Ничего не плывет от растворимого кофе — нечего ежиться, жизнь обманула, спи дальше, мужик.

Когда я был школьником, мне разрешали пить только чай. «Кофе вредный». По этой причине, видимо, пили его сами. Легли, так сказать, грудью на амбразуру вреда.

А в школе, однако, давали. Но из общего титана и сразу с молоком и сахаром. Три в одном.

Это было не то.

Хотя, может быть, это был цикорий?

«Когда я закончу школу, — думал я, — буду пить только настоящий кофе».

Так и случилось.

Кофе в рано возникшей взрослой жизни был черным, принципиально несклоняемым, мужским.

Но сейчас жизнь в большей своей части уже прошла, теперь разрешили говорить «оно, кофе», и теперь я предпочитаю кефир.

И вот пью я, значит, кефир и читаю кулинарные паблики «ВКонтакте». Те, где коллективное бессознательное бурлит.

… Люди слова говорят как Бог на душу положит.

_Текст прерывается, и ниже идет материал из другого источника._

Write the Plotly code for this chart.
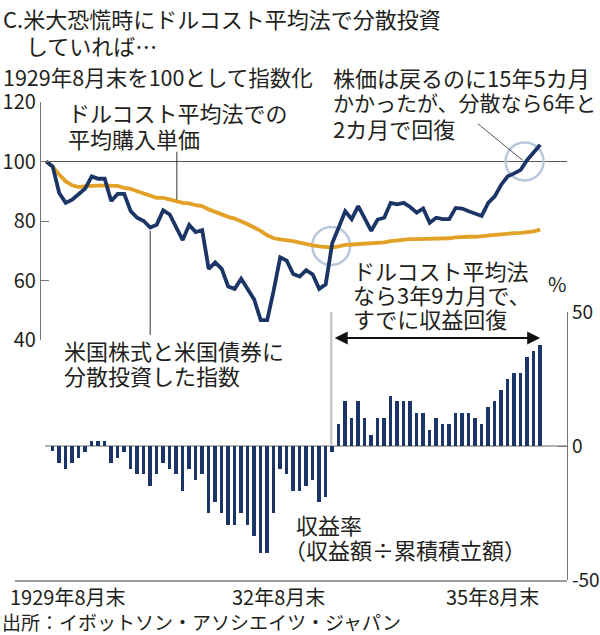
import plotly.graph_objects as go
import pandas as pd

# ---------------- data ----------------
months = [d.strftime("%Y-%m") for d in pd.date_range("1929-08-31", periods=77, freq="ME")]

index_values = [
    100.0, 98.3, 89.4, 86.1, 87.2, 89.1, 90.9, 95.0, 94.2, 94.2,
    86.7, 89.1, 89.1, 83.3, 81.1, 80.0, 77.8, 78.7, 83.6, 82.2,
    77.8, 73.6, 78.7, 76.3, 76.9, 63.9, 66.1, 63.9, 58.0, 57.2,
    60.6, 57.2, 53.6, 46.7, 46.7, 56.7, 67.8, 66.7, 62.2, 61.3,
    63.5, 62.0, 57.2, 58.7, 72.5, 77.8, 83.3, 80.6, 85.0, 80.9,
    76.7, 80.5, 81.1, 86.1, 85.6, 86.1, 84.7, 82.8, 84.2, 79.4,
    81.1, 80.6, 80.6, 84.4, 84.2, 83.3, 82.4, 81.7, 86.1, 88.3,
    92.2, 95.0, 96.0, 97.2, 100.5, 103.0, 105.6,
]

avg_cost = [
    100.0, 98.3, 95.6, 93.3, 92.0, 91.4, 91.7, 91.9, 91.9, 91.9,
    91.9, 91.8, 91.1, 90.8, 90.0, 89.2, 88.3, 87.8, 87.8, 87.4,
    86.7, 86.1, 85.9, 85.3, 85.0, 83.9, 83.0, 82.2, 81.4, 80.8,
    80.0, 78.9, 77.8, 76.7, 75.2, 74.2, 73.8, 73.6, 73.2, 72.7,
    72.1, 71.8, 71.5, 71.2, 71.1, 71.5, 72.0, 72.1, 72.2, 72.2,
    72.3, 72.4, 72.8, 73.2, 73.5, 73.7, 73.9, 73.9, 73.9, 73.9,
    73.9, 74.0, 74.2, 74.5, 74.7, 74.7, 74.7, 74.8, 75.0, 75.3,
    75.5, 75.8, 75.9, 76.0, 76.1, 76.5, 77.1,
]

return_months = months[1:]
return_rates = [
    -2.0, -6.3, -8.6, -6.3, -4.5, -2.2, 1.9, 1.9, 1.9, -6.3,
    -4.5, -2.2, -8.6, -10.4, -10.4, -14.8, -10.4, -6.3, -8.6, -10.4,
    -16.9, -8.6, -12.7, -10.4, -25.1, -21.0, -25.1, -29.4, -29.4, -25.1,
    -29.4, -33.5, -40.0, -40.0, -25.1, -8.6, -10.4, -16.9, -16.9, -14.8,
    -12.7, -21.0, -18.9, -2.4, 8.3, 16.8, 10.4, 16.8, 10.4, 4.1,
    10.4, 10.4, 18.7, 16.8, 16.8, 16.8, 12.4, 12.4, 6.1, 10.4,
    8.3, 8.3, 12.4, 12.4, 12.4, 10.4, 8.3, 14.6, 16.8, 20.9,
    25.0, 27.1, 27.1, 33.2, 35.4, 37.6,
]

left_ticks = [40, 60, 80, 100, 120]
right_ticks = [-50, 0, 50]
right_tick_text = ["-50", "0", "50"]
x_tick_labels = ["1929年8月末", "32年8月末", "35年8月末"]
x_tick_pos = [3.35, 35.8, 68.7]

# ---------------- style ----------------
W, H = 600, 635
FONT = "Noto Sans CJK JP"
TXT = "#231f20"
NAVY = "#1b3566"
ORANGE = "#e3a227"
CIRCLE = "#b7c8db"
CLEAR = "rgba(0,0,0,0)"

x_line = list(range(len(months)))
x_bar = [months.index(m) for m in return_months]


def px(x):
    return x / W


def py(y):
    return 1 - y / H


fig = go.Figure()
fig.add_trace(go.Scatter(x=x_line, y=avg_cost, mode="lines",
                         line=dict(color=ORANGE, width=3.8), xaxis="x", yaxis="y",
                         hoverinfo="skip", showlegend=False, cliponaxis=False))
fig.add_trace(go.Scatter(x=x_line, y=index_values, mode="lines",
                         line=dict(color=NAVY, width=3.8), xaxis="x", yaxis="y",
                         hoverinfo="skip", showlegend=False, cliponaxis=False))
fig.add_trace(go.Bar(x=x_bar, y=return_rates, width=0.54, marker=dict(color=NAVY, line=dict(width=0)),
                     xaxis="x", yaxis="y2", hoverinfo="skip", showlegend=False))


def txt(text, x_px, y_px, size=22, anchor="left"):
    return dict(text=text, x=px(x_px), y=py(y_px), xref="paper", yref="paper",
                xanchor=anchor, yanchor="middle", showarrow=False,
                font=dict(size=size, color=TXT, family=FONT))


annotations = [
    txt("C.米大恐慌時にドルコスト平均法で分散投資", 1, 18, 22),
    txt("していれば…", 24, 45, 22),
    txt("1929年8月末を100として指数化", 1, 77, 21.5),
    txt("株価は戻るのに15年5カ月", 331, 77, 22),
    txt("かかったが、分散なら6年と", 331, 102, 21),
    txt("2カ月で回復", 331, 128, 22),
    txt("ドルコスト平均法での", 66, 112),
    txt("平均購入単価", 66, 138),
    txt("米国株式と米国債券に", 62, 350),
    txt("分散投資した指数", 62, 375),
    txt("ドルコスト平均法", 351, 270),
    txt("なら3年9カ月で、", 351, 294),
    txt("すでに収益回復", 351, 318),
    txt("%", 557, 283, 20, "center"),
    txt("収益率", 294, 524),
    txt("（収益額÷累積積立額）", 282, 549),
    txt("出所：イボットソン・アソシエイツ・ジャパン", 0, 621, 19),
]
for lab, xv in zip(x_tick_labels, x_tick_pos):
    annotations.append(dict(text=lab, x=xv, y=py(596), xref="x", yref="paper",
                            xanchor="center", yanchor="middle", showarrow=False,
                            font=dict(size=20, color=TXT, family=FONT)))

# double-headed arrow
annotations.append(dict(text="", x=76.0, y=40.3, ax=44.15, ay=40.3,
                        xref="x", yref="y2", axref="x", ayref="y2",
                        showarrow=True, arrowside="end+start", arrowhead=2,
                        arrowsize=1.3, arrowwidth=2, arrowcolor="#111", standoff=0, startstandoff=0))

shapes = [
    dict(type="line", xref="paper", yref="y", x0=px(40), x1=px(567), y0=100, y1=100,
         line=dict(color="#555", width=1.2), layer="below"),
    dict(type="line", xref="paper", yref="y2", x0=px(45), x1=px(567), y0=0, y1=0,
         line=dict(color="#9a9a9a", width=1.5), layer="below"),
    dict(type="line", xref="x", yref="y2", x0=43.85, x1=43.85, y0=0, y1=67.9,
         line=dict(color="#c8c8c8", width=2.5), layer="below"),
    dict(type="line", xref="x", yref="y", x0=20.1, x1=20.1, y0=87.2, y1=103.3,
         line=dict(color="#333", width=1)),
    dict(type="line", xref="x", yref="y", x0=16.0, x1=16.0, y0=76.7, y1=41.7,
         line=dict(color="#333", width=1)),
    dict(type="line", xref="x", yref="y", x0=66.4, x1=73.3, y0=112.7, y1=100.4,
         line=dict(color="#555", width=1)),
    dict(type="circle", xref="x", yref="y", xsizemode="pixel", ysizemode="pixel",
         xanchor=43.85, yanchor=71.6, x0=-19, x1=19, y0=-19, y1=19,
         line=dict(color=CIRCLE, width=2.5), layer="below"),
    dict(type="circle", xref="x", yref="y", xsizemode="pixel", ysizemode="pixel",
         xanchor=73.6, yanchor=100, x0=-19, x1=19, y0=-19, y1=19,
         line=dict(color=CIRCLE, width=2.5), layer="below"),
]

fig.update_layout(
    template="none",
    width=W, height=H,
    margin=dict(l=0, r=0, t=0, b=0, pad=0, autoexpand=False),
    paper_bgcolor="white", plot_bgcolor=CLEAR,
    font=dict(family=FONT, color=TXT),
    showlegend=False,
    bargap=0,
    xaxis=dict(domain=[px(15), px(567)], range=[-4.8, 80.123], anchor="y2",
               automargin=False,
               showline=True, linecolor="#9a9a9a", linewidth=1.5,
               showgrid=False, zeroline=False, showticklabels=False, ticks="",
               fixedrange=True),
    yaxis=dict(domain=[py(340), py(102)], range=[40, 120], anchor="free", position=px(40),
               automargin=False,
               showline=True, linecolor="#777", linewidth=1.2,
               ticks="inside", ticklen=8, tickcolor="#777", tickwidth=1.2,
               tickvals=left_ticks, showgrid=False, zeroline=False,
               tickfont=dict(size=20, color=TXT, family=FONT)),
    yaxis2=dict(domain=[py(580), py(312)], range=[-50, 50], anchor="free", position=px(567),
                automargin=False,
                side="right", showline=True, linecolor="#777", linewidth=1.2,
                ticks="inside", ticklen=9, tickcolor="#777", tickwidth=1.2,
                tickvals=right_ticks, ticktext=right_tick_text,
                showgrid=False, zeroline=False,
                tickfont=dict(size=19, color=TXT, family=FONT)),
    annotations=annotations,
    shapes=shapes,
)

fig.write_html("out.html")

Слова же, они приблизительны, словами душу не передашь. О настоящем только молчать да вздыхать нужно. Поэтому, когда люди пытаются что-то описать, слова трепещут, как гибридные бабочки, сведенные вместе с жуком каким-то волшебником не в настроении, тяжело ложатся на электронную «бумагу», там замирают.

Вот пишет женщина, предлагая свой видеорецепт: «… сперва одну столовую ложку с горкой кипятка… Потом добавьте домашние сливки из магазина».

Ложка кипятка поднимает свой девятый вал, замирает в таком состоянии: образовывает, попирая все законы физического мира, горку воды.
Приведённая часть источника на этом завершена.